String constants are quoted " ", with the usual C escapes recog-
     nized within.

and:

         / re / is a constant regular expression;
any string (constant or variable) may be used as a regular expression, except in the position of an isolated regular expression in a pattern.

Perhaps if the manual also explicitly warned that expressing an RE as a string required extra escaping of all backslashes (instead of relying on the reader's experience with C and/or shell (command-line) strings) then this issue would, eventually, go _quietly_ away.

I note the mawk manual does say explicitly (w.r.t. string constant syntax):

If you escape any other character \c, you get \c, i.e., mawk ignores
       the escape.

and like the AWK manual it also declares that RE syntax is separate from string syntax by saying:

        Regular expressions are enclosed in slashes,

and finally it says:

Any expression can be used on the right hand side of the ~ or ! ~ opera- tors or passed to a built-in that expects a regular expression. If needed, it is converted to string, and then interpreted as a regular
       expression.

which in a round-about way also says what I've said above, at least to anyone cognizant of the differences between strings and REs, i.e. that care will have to be taken to properly represent backslashes and such in strings that will be interpreted as regular expressions.

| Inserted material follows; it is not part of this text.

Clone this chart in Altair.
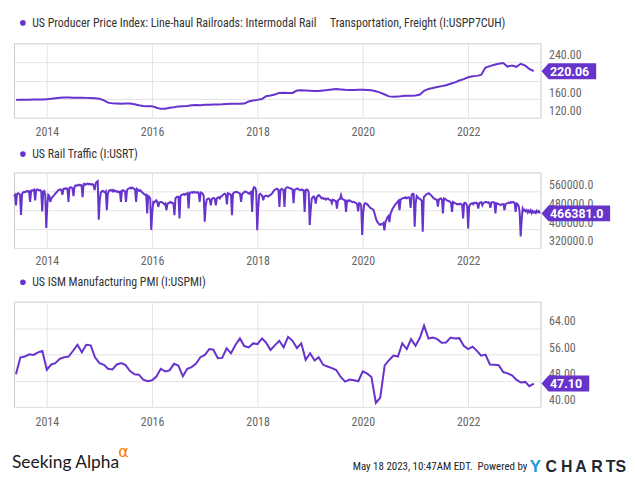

I believe the mistake that triggered all of this was in assuming that "gawk" can be used as an interpreter for a portable AWK language script. It cannot. GAWK in its native mode is not AWK compatible. GAWK has this glaring difference:

The escape sequences may also be used inside constant regular expres-
       sions (e.g., /[ \t\f\n\r\v]/ matches whitespace characters).

In true AWK regular expressions are pure ("a `\' followed by any other character (matching that character taken as an ordinary character, as if the `\' had not been present)") and they are not cross-contaminated by C-like syntax in the way that GAWK's are.

I don't know if GAWK's so-called "compatibility" mode corrects this difference or not.

I think the GAWK people had far too much influence on the POSIX AWK standardization, perhaps sadly because GAWK was one of the only contending alternative (and open) implementations at the time the standard was written. Perhaps this ambiguity in the POSIX AWK standard was also due to the lack of an earlier firm RE standard which GAWK could have adhered to and which POSIX AWK could have referenced, i.e. one which would have disallowed C-like character escapes in pure REs. GAWK is certainly the odd one out here and now.

On 24-Jun-08, at 10:32 AM, Valeriy E. Ushakov wrote:
After successfully alienating and antagonizing your audience, don't be
surprised people are not interested in hearing whatever rational
argument you might actually have there.


Thanks!  :-)

--
                                        Greg A. Woods; Planix, Inc.